Would you do it even if, before the restaurant opened, there was a nightmare of a showdown that ranks among the very worst days of your entire life when you were told that you will have no role in the business and that someone would rather pull the plug on the whole thing than let you be involved? But who now accepts your free weekly labor (and let’s not forget your 4-year-old daughter’s time, too) because he’s up a creek?

To say “I’m torn” is ludicrous. I’m torn, in every one of my obligations and in every emotion I have about them.

This past weekend was even worse than usual. (HOW COULD IT GET ANY WORSE? you ask? Oh, please. Nobody knows the fuckitude I’ve seen.) Saturday night the restaurant was giving a percentage of its sales to Haiti earthquake relief, and Sunday there was a mother-loving church service being held in a 15,000-seat arena three blocks from the restaurant. (Honestly, a church service in the same venue where the Wiggles and monster trucks have appeared, though not at the same time? Sometimes I completely get why atheists sneer.)

Tink and I got the restaurant around 6 on Saturday just as things were getting hairy. I didn’t have her Sunday bag of crayons, Hello Kitty coloring books and Spiderman dudes, and there really isn’t anywhere else to put her so I can keep an eye on her no matter where I am, so she sat at the bar with an old guy who comes in for dinner three nights a week, drinks a bottle of wine and then takes a cab to the upstate’s premier titty bar.

I worked well past Tink’s bedtime and once again, we had nothing to show for it. Actually, Tink left with $4. Mr. Phil asked her if she had a piggy bank and then gave her some money. I demurred politely but wanted to come right out and ask him, “Won’t you need those singles where you’re going tonight?”

She and Chuck ate Taco Bell after he got home. You know. Quality time.

She was a little, uh, off her game Sunday. As I was showering, crying and composing this post in my head, she came in the bathroom and told me we had to put her jammies in the wash. I asked her why. No reason. They just need to go in the wash.

Fuck.

She’s had more accidents than I’d like lately, and who’s to say why. Could be developmental, a stage, nothing to worry about or her reaction to an irregular family life. I’m frankly too tired to make more out of it than I should, which I guess is a blessing in disguise. But an accident on Sunday morning as I’m getting ready to go there when I should be here … it was more than I could take.

I yelled and then cried some more and scared her, of course. And then when I saw the two damp, wadded tissues on top of the underwear on the chair of her room, I laughed. It was her first deliberate attempt to pull one over on me. I think she did all she could and then realized she was going to have to fess up. It was a good first try.
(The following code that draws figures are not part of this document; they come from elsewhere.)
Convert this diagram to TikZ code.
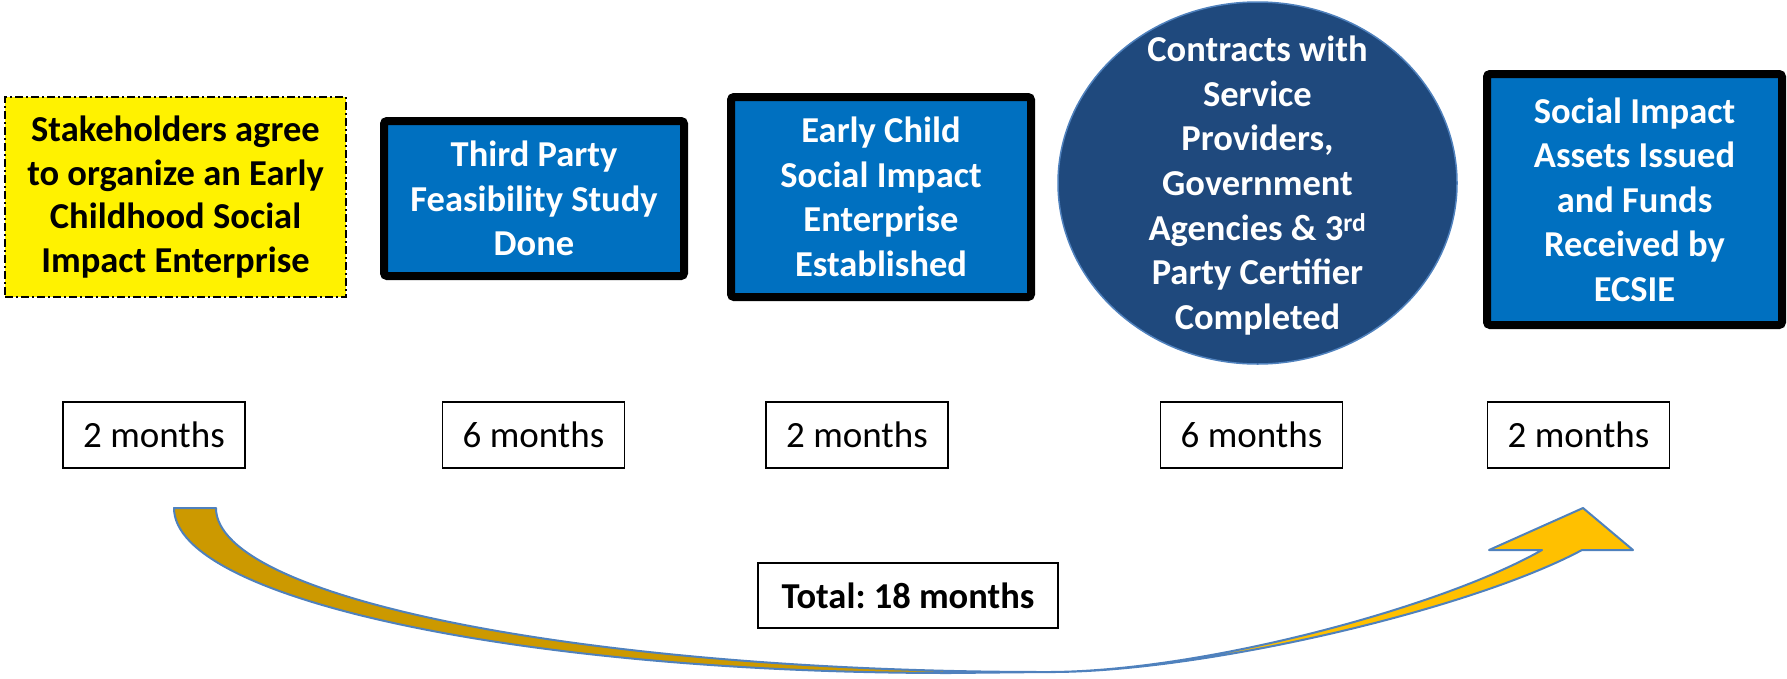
\documentclass[tikz,border=0pt]{standalone}
\usepackage{fontspec}
\setmainfont{Carlito}
\usetikzlibrary{shapes.geometric}
\definecolor{stageblue}{HTML}{0070C0}
\definecolor{circblue}{HTML}{1F497D}
\definecolor{rimblue}{HTML}{4F81BD}
\definecolor{darkgold}{HTML}{CC9900}
\definecolor{lightgold}{HTML}{FFC000}

\begin{document}
\begin{tikzpicture}[x=1pt, y=-1pt,
  stage/.style={draw=black, line width=8pt, rounded corners=3pt, fill=stageblue, text=white,
    font=\bfseries\fontsize{36.5}{44.5}\selectfont, align=center, inner sep=0pt, minimum width=300pt},
  dur/.style={draw=black, line width=1.5pt, minimum width=182pt, minimum height=66pt,
    font=\fontsize{37}{44}\selectfont, inner sep=0pt}]
\useasboundingbox (0,0) rectangle (1787,678);

% the five steps
\node[draw=black, line width=1.5pt, dash pattern=on 8pt off 3pt on 2pt off 3pt, fill=yellow,
  minimum width=341pt, minimum height=200pt, align=center, inner sep=0pt,
  font=\bfseries\fontsize{36.5}{43.5}\selectfont] (agree) at (175.5,197)
  {Stakeholders agree\\to organize an Early\\Childhood Social\\Impact Enterprise};
\node[stage, minimum height=155pt] (study) at (534,198.5) {Third Party\\Feasibility Study\\Done};
\node[stage, minimum height=200pt] (enterprise) at (881,197) {Early Child\\Social Impact\\Enterprise\\Established};
\node[ellipse, draw=rimblue, line width=1.5pt, fill=circblue, minimum width=399pt,
  minimum height=362pt, inner sep=0pt] (contracts) at (1257.5,183) {};
\node[text=white, align=center, inner sep=0pt, font=\bfseries\fontsize{36.5}{44.7}\selectfont]
  (contractstext) at ([yshift=-2.5pt]contracts.center)
  {Contracts with\\Service\\Providers,\\Government\\Agencies \& 3\textsuperscript{rd}\\Party Certifier\\Completed};
\node[stage, minimum width=295pt, minimum height=251pt] (assets) at (1634.5,199.5)
  {Social Impact\\Assets Issued\\and Funds\\Received by\\ECSIE};

% durations
\node[dur] (dagree) at (154,435) {2 months};
\node[dur] (dstudy) at (533.5,435) {6 months};
\node[dur] (denterprise) at (857,435) {2 months};
\node[dur] (dcontracts) at (1251.5,435) {6 months};
\node[dur] (dassets) at (1578.5,435) {2 months};

% big curved arrow
\coordinate (tailL) at (174,508);
\coordinate (tailR) at (216,508);
\coordinate (turn) at (1047,672);
\coordinate (tip) at (1583,508);
\filldraw[fill=darkgold, draw=rimblue, line width=2pt, line join=round]
  (tailL) -- (tailR) .. controls (216,598.6) and (588,672) .. (turn)
  -- (950,673) .. controls (521,673) and (174,599) .. (tailL) -- cycle;
\filldraw[fill=lightgold, draw=rimblue, line width=2pt, line join=round]
  (turn) .. controls (1200,673) and (1470,610) .. (1582,550) -- (1633,550) -- (tip)
  -- (1489,550) -- (1542,550) .. controls (1440,608) and (1200,672) .. (turn) -- cycle;

\node[draw=black, line width=1.5pt, minimum width=300pt, minimum height=65pt, inner sep=0pt,
  font=\bfseries\fontsize{36.5}{44}\selectfont] (total) at (908,595.5) {Total:\ 18 months};
\end{tikzpicture}
\end{document}
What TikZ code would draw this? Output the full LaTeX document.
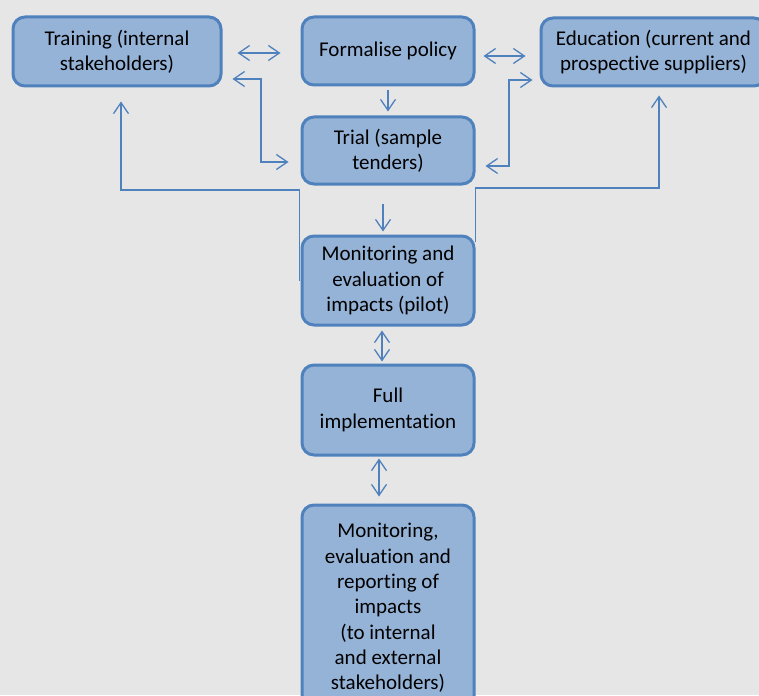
\documentclass[tikz,border=0pt]{standalone}
\usepackage{fontspec}
\setmainfont{Carlito}[Ligatures=NoCommon]
\usetikzlibrary{arrows.meta,calc}
\definecolor{bg}{HTML}{E6E6E6}
\definecolor{boxfill}{HTML}{95B3D7}
\definecolor{boxline}{HTML}{4F81BD}
\tikzset{
  box/.style={draw=boxline, fill=boxfill, line width=3pt, rounded corners=12pt,
    align=center, inner sep=0pt, text=black,
    font=\fontsize{21}{25.3}\selectfont},
  conn/.style={draw=boxline, line width=1.3pt,
    arrows={-Straight Barb[length=11pt,width=15pt,line width=1.3pt]}},
  dconn/.style={conn, arrows={Straight Barb[length=11pt,width=15pt,line width=1.3pt]-Straight Barb[length=11pt,width=15pt,line width=1.3pt]}},
  plain/.style={draw=boxline, line width=1.3pt}
}
\begin{document}
\begin{tikzpicture}[x=1pt,y=-1pt]
\useasboundingbox (0,0) rectangle (759,695);
\clip (0,0) rectangle (759,695);
\fill[bg] (0,0) rectangle (759,695);

\node[box, minimum width=208, minimum height=69] (train) at (117,51.5) {Training (internal\\stakeholders)};
\node[box, minimum width=172, minimum height=68] (form) at (388,51) {Formalise policy};
\node[box, minimum width=225, minimum height=68] (edu) at (653.5,52) {Education (current and\\prospective suppliers)};
\node[box, minimum width=172, minimum height=67] (trial) at (388,150.5) {Trial (sample\\tenders)};
\node[box, minimum width=172, minimum height=89] (pilot) at (388,280.5) {Monitoring and\\evaluation of\\impacts (pilot)};
\node[box, minimum width=172, minimum height=90] (full) at (388,410) {Full\\implementation};
\node[box, minimum width=172, minimum height=206] (final) at (388,608) {Monitoring,\\evaluation and\\reporting of\\impacts\\(to internal\\and external\\stakeholders)};

% horizontal double arrows
\draw[dconn] ($(train.east)+(15,1.5)$) -- ($(form.west)+(-20,2)$);
\draw[dconn] ($(form.east)+(8,5)$) -- ($(edu.west)+(-14,4)$);

% elbow double arrows
\coordinate (lx) at (261,0);
\coordinate (rx) at (509,0);
\draw[dconn] ($(trial.west)+(-12,11.5)$) -| ($(lx)+(0,162)$) |- ($(train.east)+(10,27.5)$);
\draw[dconn] ($(trial.east)+(10,15.5)$) -| ($(rx)+(0,166)$) |- ($(edu.west)+(-7,28)$);

% vertical arrows
\draw[conn] ($(form.south)+(0,4)$) -- ($(trial.north)+(0,-4)$);
\draw[conn] ($(trial.south)+(-5,18)$) -- ($(pilot.north)+(-5,-3)$);
\draw[dconn] ($(pilot.south)+(-6,4)$) -- ($(full.north)+(-6,-2)$);
\draw[dconn] ($(full.south)+(-9,2)$) -- ($(final.north)+(-9,-7)$);

% long feedback connectors
\coordinate (lt) at (121,190);
\coordinate (rt) at (659,188);
\draw[conn] ($(pilot.west)+(-1,0)$) |- (lt) -- ($(train.south -| lt)+(0,14)$);
\draw[conn] ($(pilot.north east)+(0,7)$) |- (rt) -- ($(edu.south -| rt)+(0,8)$);
\end{tikzpicture}
\end{document}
Did that happen for a reason? Was it comic relief? A bit of much-needed perspective? Is this phase of my life two pee-soaked tissues, something sucky and inconvenient, but which, too, shall pass?

Would you be outraged that demands on your time by necessity means demands on your preschool daughter’s time? Because in a further slap in the face, I can’t ask anyone to watch Tink on Sunday – that’s the day everyone spends with their family.

Or should I see this as a cool adventure as Tink sometimes does? Should I take a special pride in the fact that she’ll have memories and experiences that make my white-bread childhood pale in comparison, even if it means those memories will involve making chit chat with elderly perverts?

Or, since my husband’s hands are tied and he can’t say it, should I be the one to say, “Enough”? Enough. My family comes first.